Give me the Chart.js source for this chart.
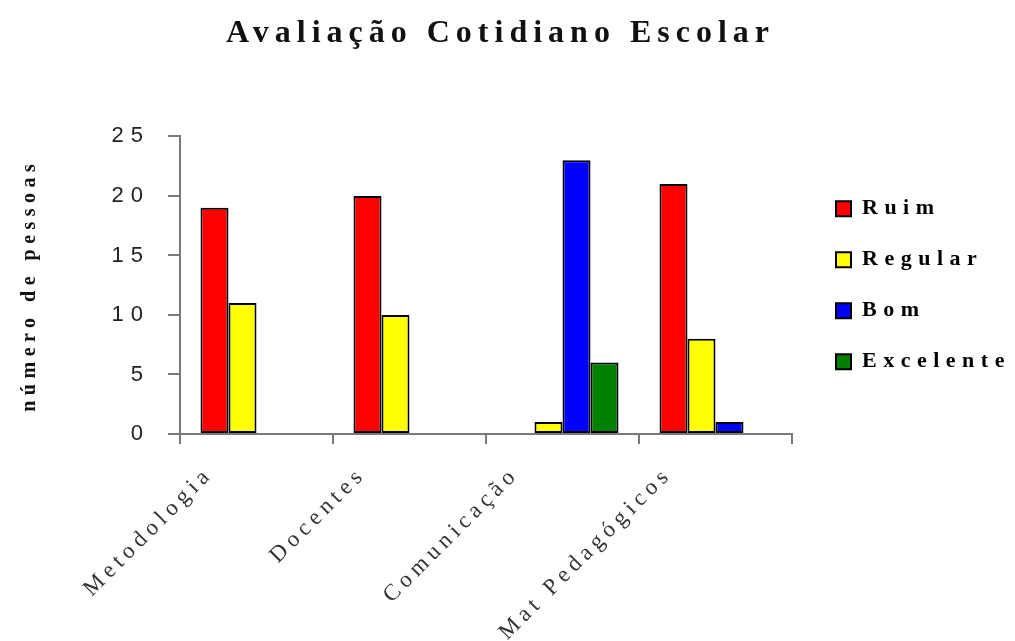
<!DOCTYPE html>
<html>
<head>
<meta charset="utf-8">
<title>Avaliação Cotidiano Escolar</title>
<script src="https://cdn.jsdelivr.net/npm/chart.js@4/dist/chart.umd.min.js"></script>
<style>
  html, body { margin: 0; padding: 0; background: #ffffff; }
  #wrap { width: 1015px; height: 641px; }
</style>
</head>
<body>
<div id="wrap"><canvas id="chart" width="1015" height="641"></canvas></div>
<script>
// Categories and survey counts per rating
const categories = ['Metodologia', 'Docentes', 'Comunicação', 'Mat Pedagógicos'];
const ruim = [19, 20, 0, 21];
const regular = [11, 10, 1, 8];
const bom = [0, 0, 23, 1];
const excelente = [0, 0, 6, 0];
const seriesNames = ['Ruim', 'Regular', 'Bom', 'Excelente'];
const seriesColors = ['#ff0000', '#ffff00', '#0000ff', '#008000'];
const yTickValues = [0, 5, 10, 15, 20, 25];

const seriesValues = [ruim, regular, bom, excelente];

// Letter spacing (px) used for each text element
const spacing = { title: 6, legend: 6.5, yTicks: 7, yTitle: 5.5, xTicks: 5 };

function withSpacing(obj, method, px) {
  const flag = '__spaced_' + method;
  if (!obj || obj[flag]) return;
  const orig = obj[method];
  obj[method] = function (...args) {
    const ctx = this.ctx;
    const prev = ctx.letterSpacing;
    ctx.letterSpacing = px + 'px';
    try { return orig.apply(this, args); }
    finally { ctx.letterSpacing = prev || '0px'; }
  };
  obj[flag] = true;
}

const layoutPlugin = {
  id: 'layoutTweaks',
  beforeLayout(chart) {
    const lg = chart.legend;
    if (lg && !lg.__fixedFit) {
      const origFit = lg.fit;
      lg.fit = function () {
        origFit.apply(this, arguments);
        this.width = 209;
      };
      lg.__fixedFit = true;
    }
  },
  afterLayout(chart) {
    const lg = chart.legend;
    if (lg) {
      lg.left += 15;
      lg.right += 15;
    }
  },
  beforeDraw(chart) {
    withSpacing(chart.titleBlock, 'draw', spacing.title);
    withSpacing(chart.legend, 'draw', spacing.legend);
    withSpacing(chart.scales.y, 'drawLabels', spacing.yTicks);
    withSpacing(chart.scales.y, 'drawTitle', spacing.yTitle);
    withSpacing(chart.scales.x, 'drawLabels', spacing.xTicks);
  }
};

const axisGray = '#7a7a7a';

new Chart(document.getElementById('chart'), {
  type: 'bar',
  data: {
    labels: categories,
    datasets: seriesNames.map((name, i) => ({
      label: name,
      data: seriesValues[i],
      backgroundColor: seriesColors[i],
      borderColor: '#000000',
      borderWidth: 2,
      borderSkipped: false,
      inflateAmount: 0,
      categoryPercentage: 0.732,
      barPercentage: 1.0
    }))
  },
  plugins: [layoutPlugin],
  options: {
    responsive: false,
    animation: false,
    events: [],
    layout: { padding: { left: 0, top: 0, bottom: 0, right: 14 } },
    plugins: {
      title: {
        display: true,
        text: 'Avaliação Cotidiano Escolar',
        color: '#111111',
        font: { family: '"Liberation Serif", "Times New Roman", serif', size: 32, weight: 'bold', lineHeight: 1.2 },
        padding: { top: 15, bottom: 83 }
      },
      legend: {
        display: true,
        position: 'right',
        fullSize: false,
        align: 'center',
        labels: {
          boxWidth: 15,
          boxHeight: 15,
          padding: 29,
          color: '#111111',
          font: { family: '"Liberation Serif", "Times New Roman", serif', size: 22, weight: 'bold' },
          generateLabels(chart) {
            return chart.data.datasets.map((ds, i) => ({
              text: ds.label,
              fillStyle: ds.backgroundColor,
              strokeStyle: '#000000',
              lineWidth: 2,
              hidden: false,
              datasetIndex: i
            }));
          }
        }
      },
      tooltip: { enabled: false }
    },
    scales: {
      x: {
        offset: true,
        grid: {
          offset: true,
          drawOnChartArea: false,
          drawTicks: true,
          tickLength: 10,
          color: axisGray,
          lineWidth: 2
        },
        border: { display: true, color: axisGray, width: 2 },
        ticks: {
          autoSkip: false,
          minRotation: 45,
          maxRotation: 45,
          padding: 17,
          labelOffset: -47,
          color: '#333333',
          font: { family: '"Liberation Serif", "Times New Roman", serif', size: 23 }
        },
        afterFit(scale) { scale.height = 207; }
      },
      y: {
        min: 0,
        max: 25,
        afterBuildTicks(scale) {
          scale.ticks = yTickValues.map(v => ({ value: v }));
        },
        grid: {
          drawOnChartArea: false,
          drawTicks: true,
          tickLength: 12,
          color: axisGray,
          lineWidth: 2
        },
        border: { display: true, color: axisGray, width: 2 },
        ticks: {
          padding: 18,
          color: '#222222',
          font: { family: '"Liberation Sans", Arial, sans-serif', size: 22 }
        },
        title: {
          display: true,
          text: 'número de pessoas',
          color: '#111111',
          font: { family: '"Liberation Serif", "Times New Roman", serif', size: 20, weight: 'bold', lineHeight: 1.2 },
          padding: { top: 18, bottom: 0 }
        },
        afterFit(scale) { scale.width = 180; }
      }
    }
  }
});
</script>
</body>
</html>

● **WHAT IS EXPECTED**:
Return the listing above unchanged, apart from dropping its pictures.

● **RESULT OF THIS TASK**:
Give me the Chart.js source for this chart.
<!DOCTYPE html>
<html>
<head>
<meta charset="utf-8">
<title>Avaliação Cotidiano Escolar</title>
<script src="https://cdn.jsdelivr.net/npm/chart.js@4/dist/chart.umd.min.js"></script>
<style>
  html, body { margin: 0; padding: 0; background: #ffffff; }
  #wrap { width: 1015px; height: 641px; }
</style>
</head>
<body>
<div id="wrap"><canvas id="chart" width="1015" height="641"></canvas></div>
<script>
// Categories and survey counts per rating
const categories = ['Metodologia', 'Docentes', 'Comunicação', 'Mat Pedagógicos'];
const ruim = [19, 20, 0, 21];
const regular = [11, 10, 1, 8];
const bom = [0, 0, 23, 1];
const excelente = [0, 0, 6, 0];
const seriesNames = ['Ruim', 'Regular', 'Bom', 'Excelente'];
const seriesColors = ['#ff0000', '#ffff00', '#0000ff', '#008000'];
const yTickValues = [0, 5, 10, 15, 20, 25];

const seriesValues = [ruim, regular, bom, excelente];

// Letter spacing (px) used for each text element
const spacing = { title: 6, legend: 6.5, yTicks: 7, yTitle: 5.5, xTicks: 5 };

function withSpacing(obj, method, px) {
  const flag = '__spaced_' + method;
  if (!obj || obj[flag]) return;
  const orig = obj[method];
  obj[method] = function (...args) {
    const ctx = this.ctx;
    const prev = ctx.letterSpacing;
    ctx.letterSpacing = px + 'px';
    try { return orig.apply(this, args); }
    finally { ctx.letterSpacing = prev || '0px'; }
  };
  obj[flag] = true;
}

const layoutPlugin = {
  id: 'layoutTweaks',
  beforeLayout(chart) {
    const lg = chart.legend;
    if (lg && !lg.__fixedFit) {
      const origFit = lg.fit;
      lg.fit = function () {
        origFit.apply(this, arguments);
        this.width = 209;
      };
      lg.__fixedFit = true;
    }
  },
  afterLayout(chart) {
    const lg = chart.legend;
    if (lg) {
      lg.left += 15;
      lg.right += 15;
    }
  },
  beforeDraw(chart) {
    withSpacing(chart.titleBlock, 'draw', spacing.title);
    withSpacing(chart.legend, 'draw', spacing.legend);
    withSpacing(chart.scales.y, 'drawLabels', spacing.yTicks);
    withSpacing(chart.scales.y, 'drawTitle', spacing.yTitle);
    withSpacing(chart.scales.x, 'drawLabels', spacing.xTicks);
  }
};

const axisGray = '#7a7a7a';

new Chart(document.getElementById('chart'), {
  type: 'bar',
  data: {
    labels: categories,
    datasets: seriesNames.map((name, i) => ({
      label: name,
      data: seriesValues[i],
      backgroundColor: seriesColors[i],
      borderColor: '#000000',
      borderWidth: 2,
      borderSkipped: false,
      inflateAmount: 0,
      categoryPercentage: 0.732,
      barPercentage: 1.0
    }))
  },
  plugins: [layoutPlugin],
  options: {
    responsive: false,
    animation: false,
    events: [],
    layout: { padding: { left: 0, top: 0, bottom: 0, right: 14 } },
    plugins: {
      title: {
        display: true,
        text: 'Avaliação Cotidiano Escolar',
        color: '#111111',
        font: { family: '"Liberation Serif", "Times New Roman", serif', size: 32, weight: 'bold', lineHeight: 1.2 },
        padding: { top: 15, bottom: 83 }
      },
      legend: {
        display: true,
        position: 'right',
        fullSize: false,
        align: 'center',
        labels: {
          boxWidth: 15,
          boxHeight: 15,
          padding: 29,
          color: '#111111',
          font: { family: '"Liberation Serif", "Times New Roman", serif', size: 22, weight: 'bold' },
          generateLabels(chart) {
            return chart.data.datasets.map((ds, i) => ({
              text: ds.label,
              fillStyle: ds.backgroundColor,
              strokeStyle: '#000000',
              lineWidth: 2,
              hidden: false,
              datasetIndex: i
            }));
          }
        }
      },
      tooltip: { enabled: false }
    },
    scales: {
      x: {
        offset: true,
        grid: {
          offset: true,
          drawOnChartArea: false,
          drawTicks: true,
          tickLength: 10,
          color: axisGray,
          lineWidth: 2
        },
        border: { display: true, color: axisGray, width: 2 },
        ticks: {
          autoSkip: false,
          minRotation: 45,
          maxRotation: 45,
          padding: 17,
          labelOffset: -47,
          color: '#333333',
          font: { family: '"Liberation Serif", "Times New Roman", serif', size: 23 }
        },
        afterFit(scale) { scale.height = 207; }
      },
      y: {
        min: 0,
        max: 25,
        afterBuildTicks(scale) {
          scale.ticks = yTickValues.map(v => ({ value: v }));
        },
        grid: {
          drawOnChartArea: false,
          drawTicks: true,
          tickLength: 12,
          color: axisGray,
          lineWidth: 2
        },
        border: { display: true, color: axisGray, width: 2 },
        ticks: {
          padding: 18,
          color: '#222222',
          font: { family: '"Liberation Sans", Arial, sans-serif', size: 22 }
        },
        title: {
          display: true,
          text: 'número de pessoas',
          color: '#111111',
          font: { family: '"Liberation Serif", "Times New Roman", serif', size: 20, weight: 'bold', lineHeight: 1.2 },
          padding: { top: 18, bottom: 0 }
        },
        afterFit(scale) { scale.width = 180; }
      }
    }
  }
});
</script>
</body>
</html>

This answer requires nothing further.